### [REQUIRED TASK]
Copy each line exactly. Drop every picture.

### [DATASET SECTION]

_____

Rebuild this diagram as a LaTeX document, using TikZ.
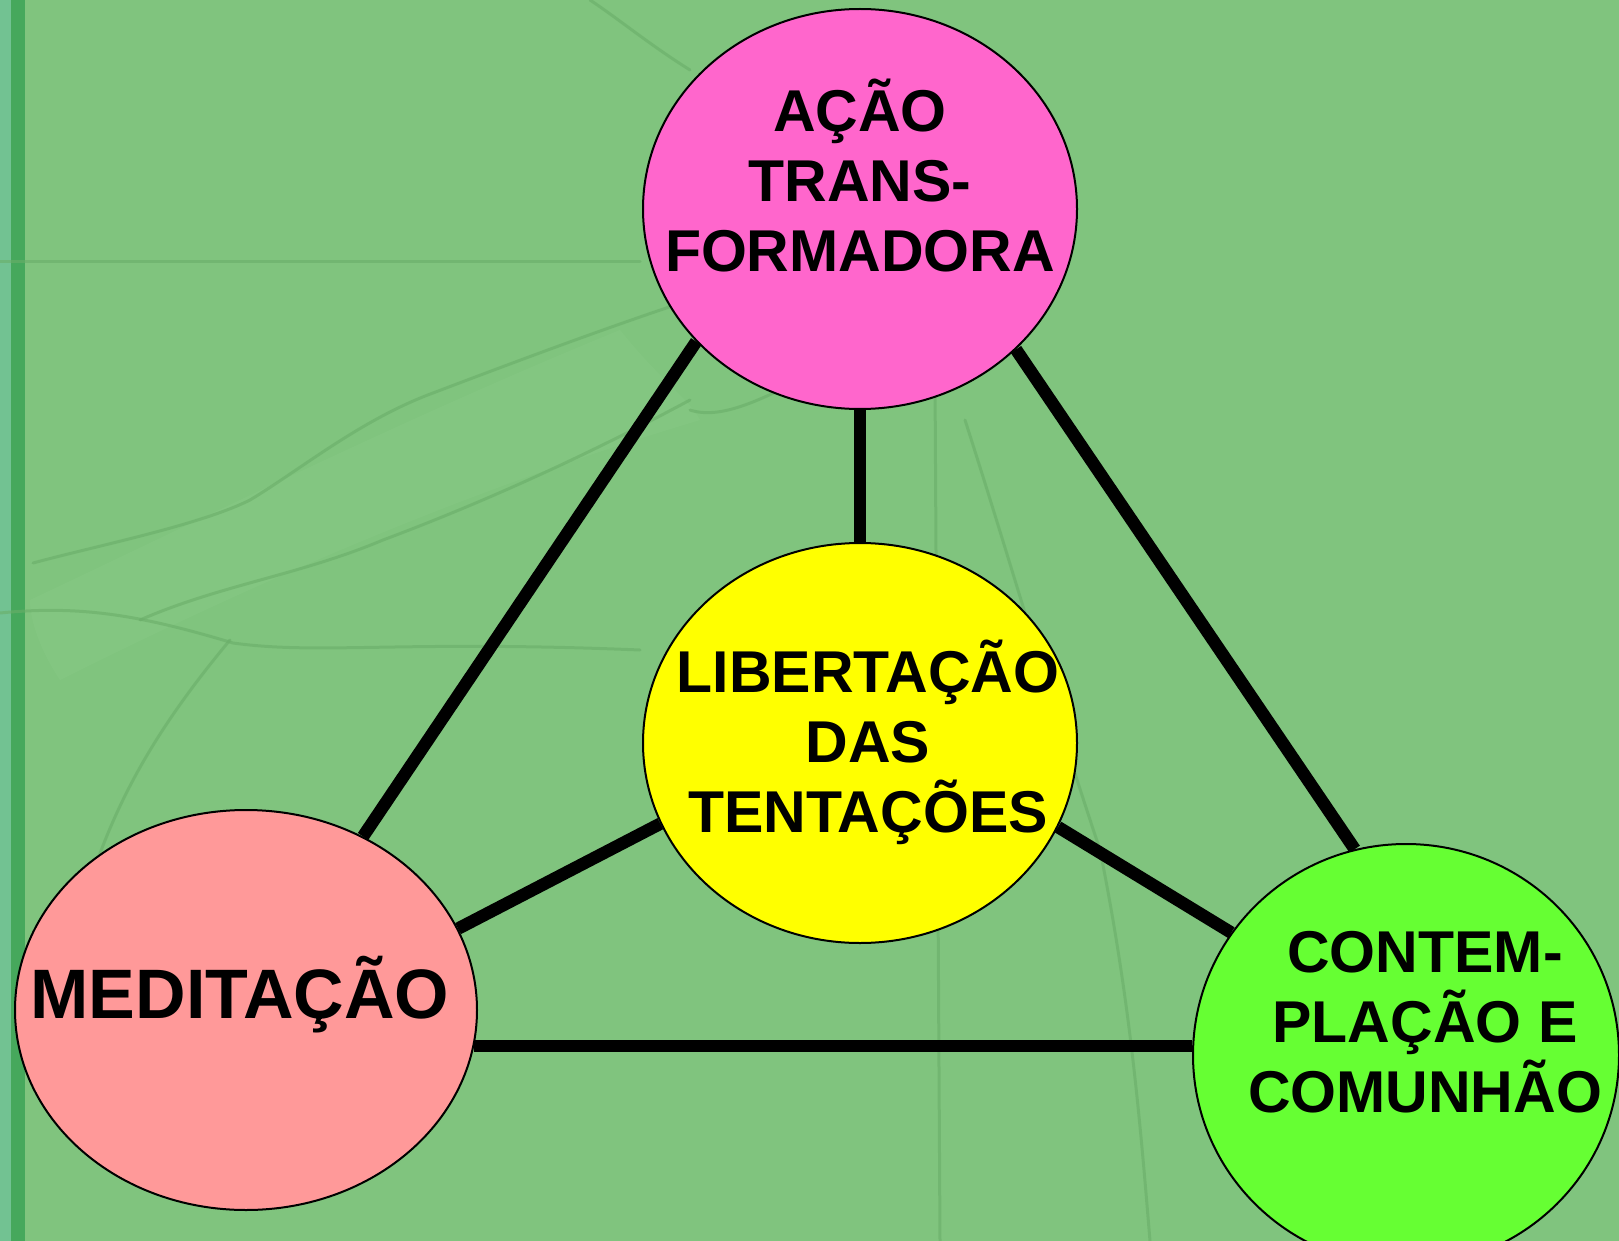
\documentclass[tikz,border=0pt]{standalone}
\usepackage{fontspec}
\setmainfont{Liberation Sans}
\usetikzlibrary{shapes.geometric}
\definecolor{bg}{HTML}{80C47E}
\definecolor{bgline}{HTML}{6AAE69}
\definecolor{bglight}{HTML}{8DCC8B}
\definecolor{stripteal}{HTML}{72C292}
\definecolor{stripdark}{HTML}{46A85C}
\definecolor{pinkA}{HTML}{FF66CC}
\definecolor{pinkB}{HTML}{FF9999}
\definecolor{yellowA}{HTML}{FFFF00}
\definecolor{greenA}{HTML}{66FF33}
\pgfdeclarelayer{bottom}
\pgfdeclarelayer{links}
\pgfsetlayers{bottom,links,main}
\begin{document}
\begin{tikzpicture}[x=1pt,y=-1pt,
  blob/.style={ellipse, draw=black, line width=2pt, inner sep=0pt},
  lbl/.style={font=\fontsize{59}{70}\selectfont\bfseries, align=center, text=black, inner sep=0pt},
  bigl/.style={font=\fontsize{70}{80}\selectfont\bfseries, text=black, inner sep=0pt},
  link/.style={line width=12.5pt, draw=black},
  faint/.style={draw=bgline, line width=3pt, opacity=0.6, line cap=round, line join=round}]
\useasboundingbox (0,0) rectangle (1619,1241);
\begin{pgfonlayer}{bottom}
  \fill[bg] (0,0) rectangle (1619,1241);
  \fill[stripteal] (0,0) rectangle (11,1241);
  \fill[stripdark] (11,0) rectangle (25,1241);
  % faint map texture
  \fill[bglight, opacity=0.3] (30,600) .. controls (200,520) and (400,420) .. (620,330)
     .. controls (660,380) and (690,400) .. (700,420) .. controls (500,480) and (300,560) .. (60,680)
     .. controls (40,650) and (30,620) .. (30,600) -- cycle;
  \draw[faint] (0,262) -- (640,262);
  \draw[faint] (33,563) .. controls (100,545) and (200,525) .. (250,500)
     .. controls (300,470) and (360,420) .. (433,393) .. controls (520,360) and (600,330) .. (690,300);
  \draw[faint] (0,613) .. controls (80,605) and (140,615) .. (233,643)
     .. controls (320,655) and (400,640) .. (640,650);
  \draw[faint] (140,620) .. controls (220,585) and (300,575) .. (383,540)
     .. controls (450,515) and (560,470) .. (690,400);
  \draw[faint] (60,1000) .. controls (90,850) and (130,760) .. (230,640);
  \draw[faint] (590,0) .. controls (620,20) and (650,45) .. (690,70);
  \draw[faint] (690,410) .. controls (720,420) and (760,400) .. (800,380);
  \draw[faint] (965,420) .. controls (1010,560) and (1050,700) .. (1100,850)
     .. controls (1130,1000) and (1140,1120) .. (1150,1241);
  \draw[faint] (935,380) -- (940,1241);
\end{pgfonlayer}

\node[blob, fill=pinkA, minimum width=434pt, minimum height=400pt] (acao) at (860,209) {};
\node[blob, fill=yellowA, minimum width=434pt, minimum height=400pt] (lib) at (860,743) {};
\node[blob, fill=pinkB, minimum width=462pt, minimum height=400pt] (med) at (246,1010) {};
\node[blob, fill=greenA, minimum width=426pt, minimum height=422pt] (cont) at (1406,1055) {};

\node[lbl] (acaoT) at (860,176) {AÇÃO\\TRANS-\\FORMADORA};
\node[lbl] (libT) at (868,742) {LIBERTAÇÃO\\DAS\\TENTAÇÕES};
\node[lbl] (contT) at (1425,1022) {CONTEM-\\PLAÇÃO E\\COMUNHÃO};
\node[bigl, anchor=base] (medT) at (240,1018) {MEDITAÇÃO};

\begin{pgfonlayer}{links}
  \draw[link] (acao.south) -- (lib.north);
  \draw[link] (acao.219) -- (med.56);
  \draw[link] (acao.318) -- (cont.104);
  \draw[link] (lib.202) -- (med.21);
  \draw[link] (lib.337) -- (cont.145);
  \draw[link] (med.351) -- (med.351 -| cont.west);
\end{pgfonlayer}
\end{tikzpicture}
\end{document}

_____

### [EXERCISE ANSWER]
Rebuild this diagram as a LaTeX document, using TikZ.
\documentclass[tikz,border=0pt]{standalone}
\usepackage{fontspec}
\setmainfont{Liberation Sans}
\usetikzlibrary{shapes.geometric}
\definecolor{bg}{HTML}{80C47E}
\definecolor{bgline}{HTML}{6AAE69}
\definecolor{bglight}{HTML}{8DCC8B}
\definecolor{stripteal}{HTML}{72C292}
\definecolor{stripdark}{HTML}{46A85C}
\definecolor{pinkA}{HTML}{FF66CC}
\definecolor{pinkB}{HTML}{FF9999}
\definecolor{yellowA}{HTML}{FFFF00}
\definecolor{greenA}{HTML}{66FF33}
\pgfdeclarelayer{bottom}
\pgfdeclarelayer{links}
\pgfsetlayers{bottom,links,main}
\begin{document}
\begin{tikzpicture}[x=1pt,y=-1pt,
  blob/.style={ellipse, draw=black, line width=2pt, inner sep=0pt},
  lbl/.style={font=\fontsize{59}{70}\selectfont\bfseries, align=center, text=black, inner sep=0pt},
  bigl/.style={font=\fontsize{70}{80}\selectfont\bfseries, text=black, inner sep=0pt},
  link/.style={line width=12.5pt, draw=black},
  faint/.style={draw=bgline, line width=3pt, opacity=0.6, line cap=round, line join=round}]
\useasboundingbox (0,0) rectangle (1619,1241);
\begin{pgfonlayer}{bottom}
  \fill[bg] (0,0) rectangle (1619,1241);
  \fill[stripteal] (0,0) rectangle (11,1241);
  \fill[stripdark] (11,0) rectangle (25,1241);
  % faint map texture
  \fill[bglight, opacity=0.3] (30,600) .. controls (200,520) and (400,420) .. (620,330)
     .. controls (660,380) and (690,400) .. (700,420) .. controls (500,480) and (300,560) .. (60,680)
     .. controls (40,650) and (30,620) .. (30,600) -- cycle;
  \draw[faint] (0,262) -- (640,262);
  \draw[faint] (33,563) .. controls (100,545) and (200,525) .. (250,500)
     .. controls (300,470) and (360,420) .. (433,393) .. controls (520,360) and (600,330) .. (690,300);
  \draw[faint] (0,613) .. controls (80,605) and (140,615) .. (233,643)
     .. controls (320,655) and (400,640) .. (640,650);
  \draw[faint] (140,620) .. controls (220,585) and (300,575) .. (383,540)
     .. controls (450,515) and (560,470) .. (690,400);
  \draw[faint] (60,1000) .. controls (90,850) and (130,760) .. (230,640);
  \draw[faint] (590,0) .. controls (620,20) and (650,45) .. (690,70);
  \draw[faint] (690,410) .. controls (720,420) and (760,400) .. (800,380);
  \draw[faint] (965,420) .. controls (1010,560) and (1050,700) .. (1100,850)
     .. controls (1130,1000) and (1140,1120) .. (1150,1241);
  \draw[faint] (935,380) -- (940,1241);
\end{pgfonlayer}

\node[blob, fill=pinkA, minimum width=434pt, minimum height=400pt] (acao) at (860,209) {};
\node[blob, fill=yellowA, minimum width=434pt, minimum height=400pt] (lib) at (860,743) {};
\node[blob, fill=pinkB, minimum width=462pt, minimum height=400pt] (med) at (246,1010) {};
\node[blob, fill=greenA, minimum width=426pt, minimum height=422pt] (cont) at (1406,1055) {};

\node[lbl] (acaoT) at (860,176) {AÇÃO\\TRANS-\\FORMADORA};
\node[lbl] (libT) at (868,742) {LIBERTAÇÃO\\DAS\\TENTAÇÕES};
\node[lbl] (contT) at (1425,1022) {CONTEM-\\PLAÇÃO E\\COMUNHÃO};
\node[bigl, anchor=base] (medT) at (240,1018) {MEDITAÇÃO};

\begin{pgfonlayer}{links}
  \draw[link] (acao.south) -- (lib.north);
  \draw[link] (acao.219) -- (med.56);
  \draw[link] (acao.318) -- (cont.104);
  \draw[link] (lib.202) -- (med.21);
  \draw[link] (lib.337) -- (cont.145);
  \draw[link] (med.351) -- (med.351 -| cont.west);
\end{pgfonlayer}
\end{tikzpicture}
\end{document}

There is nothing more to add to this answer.